The compiler used to build Illumos needs to have several features not present in mainline GCC, and several other properties which GCC otherwise lacks.
Below is an attempt to sketch out
- What these changes are
- Why they are desirable
- Into which versions of GCC they must be patched
The majority of these changes were made by Codesourcery LLC under contract to Sun Microsystems, further changes were made by Sun itself.
Changes applicable to code generation
The following options affect code generation, and are not in any upstream version of GCC (they're not particularly useful in the general sense).
The amd64 ABI states that the first 6 integer-sized arguments are passed in registers, with the rest spilled to the stack. This makes it particularly difficult to find arguments without fairly full debugger support for something like DWARF (which would have its own complications).
Instead of this, GCC was modified to push the register-passed arguments onto the stack at the frame pointer (before the callee-saved registers) in the function prologue, and mdb was modified such that, when debugging the kernel (why this was not done for userland is unknown) we pattern-match the instruction prologue attempting to discover this modified prologue, and, if we discover it, we pull the arguments from there.
Without these changes, getting at function arguments from mdb is incredibly tedious and context specific (and is not guaranteed to be possible).
The SPARC specification states that the memory operands of
std must be 8-byte aligned. GCC generates code that uses
std to load and store 64bit integers, presuming them to be suitably aligned as the ABI requires this. Some of our code does not align 64bit integers to the ABI requirement and thus requires that all integers be stored/loaded with pairs of
ld instructions instead. This option causes that to happen, similar to Sun C's -xmemalign=4
Direct system calls on SPARC systems pass the first 6 word-sized arguments in registers, according to the normal ABI calling conventions. Thus, when a 32bit process makes a system call to a 64bit kernel, negative arguments are twos complement in the width of the 32bit v7 register, not the 64bit v9 register the kernel sees. This, in effect, makes any integer argument from a 32bit process implicitly signed. This option causes GCC to emit code which does any promotion of function arguments in the callee rather than the caller, to account for this and allow direct 32bit calls to continue to function (at the cost of some pessimization). This is also how Studio, and GCC prior to 4.2 would have generated the code.
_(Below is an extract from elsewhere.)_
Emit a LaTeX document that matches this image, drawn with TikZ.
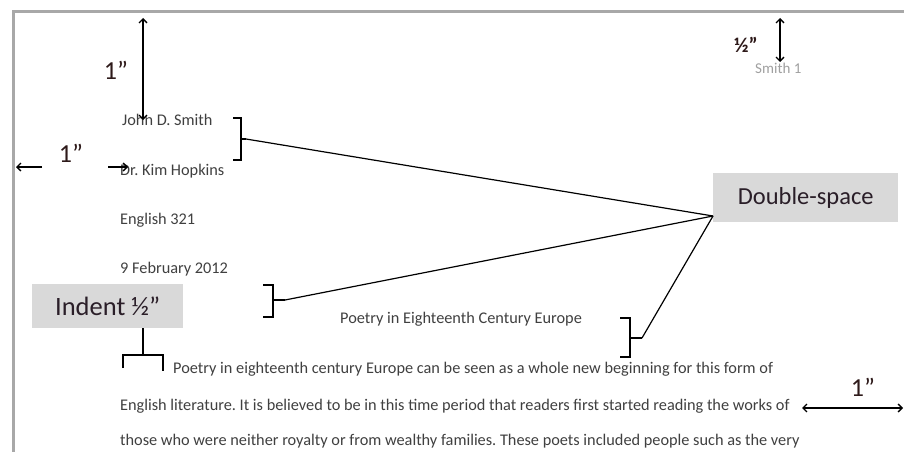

For observability reasons, it is important that local functions follow the ABI-specified calling conventions, regardless of the compilers opinions about performance. This prevents the use of the GCC 'local' i386 convention, where arguments are passed in registers.
Support for cmn_err format specifiers
cmn_err(9F) has a variety of format specifiers not present in the normal printf family of functions, we'd like format-string checking of them.
#pragma redefine_extname should itself be macro expanded
We use #pragma redefine_extname with parameters which are themselves pre-processor macro expansions, GCC needs to be told that macro expansion should be performed.
We expect #pragma weak to be applied regardless of scoping
This change appears to be present upstream in recent GCC.
Allow #pragma align to be used after a variable is declared
GCC mandates that #pragma align precede any declaration, Sun C does not. It is easier to make the compilers agree on semantics.
Parameters to #pragma align need to be macro expanded
GCC does not macro-expand #pragma align, Sun C does. It is easier to make the compilers agree on semantics.